Cordilleran Section - 119th Annual Meeting - 2023

Paper No. 2-2
Presentation Time: 8:25 AM

TITANITE ZONATION RECORDS MAGMATIC TO AUTOMETAMORPHIC TRANSITION IN THE LITTLE COTTONWOOD STOCK, UTAH


BARTLEY, John1, STEARNS, Michael A.2, BOWMAN, John R.3, BENO, Carl J.4, SAUNDERS, Emmaline2 and NICHOLAS, Sarah2, (1)Department of Geology and Geophysics, University of Utah, Salt Lake City, UT 84112, (2)Department of Earth Science, Utah Valley University, 800 W. University Parkway, Orem, UT 84058, (3)Geology and Geophysics, University of Utah, Salt Lake City, UT 84112, (4)Earth, Environmental and Geographic Sciences, University of British Columbia Okanagan, Kelowna, BC V1V 1V7, Canada

Granite textures are usually assumed to be unmodified igneous features, but titanite petrochronoloy records a progression from magmatic crystallization to fluid-mediated automorphism in the Little Cottonwood stock (LCS). The Wasatch Mountains expose a profile through the 36-25 Ma Wasatch Igneous Belt owing to 20° eastward tilt in the footwall of the Wasatch Fault. The LCS, Alta stock (AS) and their contact aureoles form an integrated magmatic-hydrothermal system that underpinned the cogenetic Keetley Volcanics (KV). The AS (~3-5 km depth) likely formed a conduit from the deeper LCS (~6-11 km) to the KV. The LCS formed in two phases: 1) ~36–33 Ma, coeval with the AS and KV, and 2) ~32–25 Ma, younger than KV and AS but at this time hydrothermal fluid infiltrated the AS­ to form endoskarn. LCS titanite was analyzed by LASS-ICP-MS in 16 samples of unaltered granite (s.l.) collected along transects from the roof on the east to the deepest exposures on the west and from the northern wall to the southern wall. Principal component analysis of titanite trace-element data distinguishes a magmatic group with high REE and a metamorphic group with low REE and high W, Sr, Sc, V, Cr, Fe, Al, and Pb.

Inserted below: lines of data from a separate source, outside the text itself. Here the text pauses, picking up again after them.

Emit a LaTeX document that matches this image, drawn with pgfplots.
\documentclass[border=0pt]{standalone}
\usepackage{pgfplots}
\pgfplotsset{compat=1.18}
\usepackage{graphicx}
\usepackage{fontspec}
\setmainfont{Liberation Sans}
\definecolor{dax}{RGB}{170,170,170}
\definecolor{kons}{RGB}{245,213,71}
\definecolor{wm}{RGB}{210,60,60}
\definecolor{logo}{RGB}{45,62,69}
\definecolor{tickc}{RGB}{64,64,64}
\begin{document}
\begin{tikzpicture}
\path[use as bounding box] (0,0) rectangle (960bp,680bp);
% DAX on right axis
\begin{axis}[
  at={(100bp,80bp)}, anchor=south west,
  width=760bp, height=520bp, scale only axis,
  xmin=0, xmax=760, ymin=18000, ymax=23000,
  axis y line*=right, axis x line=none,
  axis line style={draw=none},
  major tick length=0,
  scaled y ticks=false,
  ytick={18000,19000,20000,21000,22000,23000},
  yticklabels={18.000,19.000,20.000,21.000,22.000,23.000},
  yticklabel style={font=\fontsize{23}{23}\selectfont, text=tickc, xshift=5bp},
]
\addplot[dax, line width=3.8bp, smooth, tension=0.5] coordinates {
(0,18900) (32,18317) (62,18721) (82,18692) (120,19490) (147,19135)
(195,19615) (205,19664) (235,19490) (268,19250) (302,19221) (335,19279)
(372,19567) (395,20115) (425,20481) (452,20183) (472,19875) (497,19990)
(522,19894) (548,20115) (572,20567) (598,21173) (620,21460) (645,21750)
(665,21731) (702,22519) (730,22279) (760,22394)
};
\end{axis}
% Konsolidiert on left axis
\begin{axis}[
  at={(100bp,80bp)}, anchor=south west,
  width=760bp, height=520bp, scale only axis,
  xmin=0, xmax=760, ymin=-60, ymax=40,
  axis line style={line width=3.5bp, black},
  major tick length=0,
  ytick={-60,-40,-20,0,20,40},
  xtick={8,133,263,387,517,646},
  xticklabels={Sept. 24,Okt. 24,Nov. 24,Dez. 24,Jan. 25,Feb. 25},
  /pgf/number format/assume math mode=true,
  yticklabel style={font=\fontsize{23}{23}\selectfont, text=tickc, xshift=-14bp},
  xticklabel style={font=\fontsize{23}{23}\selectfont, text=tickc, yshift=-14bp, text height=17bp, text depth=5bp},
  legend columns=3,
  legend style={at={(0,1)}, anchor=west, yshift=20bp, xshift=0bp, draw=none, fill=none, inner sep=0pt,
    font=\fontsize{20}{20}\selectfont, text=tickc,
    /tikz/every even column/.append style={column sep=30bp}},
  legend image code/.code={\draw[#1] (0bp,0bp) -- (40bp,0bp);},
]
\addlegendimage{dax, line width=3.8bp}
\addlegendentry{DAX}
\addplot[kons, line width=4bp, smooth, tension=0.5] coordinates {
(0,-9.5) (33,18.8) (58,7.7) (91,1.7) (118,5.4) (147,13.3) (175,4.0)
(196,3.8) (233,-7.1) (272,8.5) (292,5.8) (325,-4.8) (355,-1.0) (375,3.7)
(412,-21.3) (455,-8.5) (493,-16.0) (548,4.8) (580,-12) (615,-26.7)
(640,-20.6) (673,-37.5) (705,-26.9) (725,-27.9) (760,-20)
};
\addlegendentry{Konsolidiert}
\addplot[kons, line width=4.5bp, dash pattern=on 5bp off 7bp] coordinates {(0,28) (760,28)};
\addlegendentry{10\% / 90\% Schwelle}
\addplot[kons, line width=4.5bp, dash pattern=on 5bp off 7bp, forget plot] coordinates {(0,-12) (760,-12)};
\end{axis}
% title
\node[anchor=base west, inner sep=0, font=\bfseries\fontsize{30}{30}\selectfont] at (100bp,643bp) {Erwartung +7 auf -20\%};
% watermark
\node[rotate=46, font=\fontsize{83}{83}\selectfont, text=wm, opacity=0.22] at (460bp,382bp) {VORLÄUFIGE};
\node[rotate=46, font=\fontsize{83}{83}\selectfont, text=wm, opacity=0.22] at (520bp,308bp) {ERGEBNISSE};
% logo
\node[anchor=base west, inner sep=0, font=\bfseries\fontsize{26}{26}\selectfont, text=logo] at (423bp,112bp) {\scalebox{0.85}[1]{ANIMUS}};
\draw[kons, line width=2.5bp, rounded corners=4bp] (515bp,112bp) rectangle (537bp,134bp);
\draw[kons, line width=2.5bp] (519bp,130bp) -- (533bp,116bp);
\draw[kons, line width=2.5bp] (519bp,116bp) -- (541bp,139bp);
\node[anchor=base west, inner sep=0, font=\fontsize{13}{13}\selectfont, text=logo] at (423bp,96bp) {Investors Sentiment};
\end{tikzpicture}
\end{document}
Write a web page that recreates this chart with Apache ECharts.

The metamorphic group forms BSE-dark rims that are variably developed but present in every sample. U-Pb dates indicate that, across the sample suite, there is nearly complete age overlap between magmatic and metamorphic titanite. We interpret chemical zoning of the titanite to record magmatic crystallization followed by hydrothermal modification of primary minerals. The age overlap suggests that solidified increments were infiltrated by fluid released by crystallization of nearby later increments. Infiltrating fluids also affected the feldspars: although apparently intact when examined optically, CL images reveal the feldspars to have been shattered, then healed by dissolution-reprecipitation. Exsolution of Ab component from K-feldspar to form albite selvages against adjacent plagioclase probably was part of the same process, as were biotite chloritization and exsolution of Ti from primary titanomagnetite to grow metamorphic titanite. Taken together, observations from titanite and major phases are consistent with fluid-mediated submagmatic re-equilibration throughout incremental assembly of the LCS.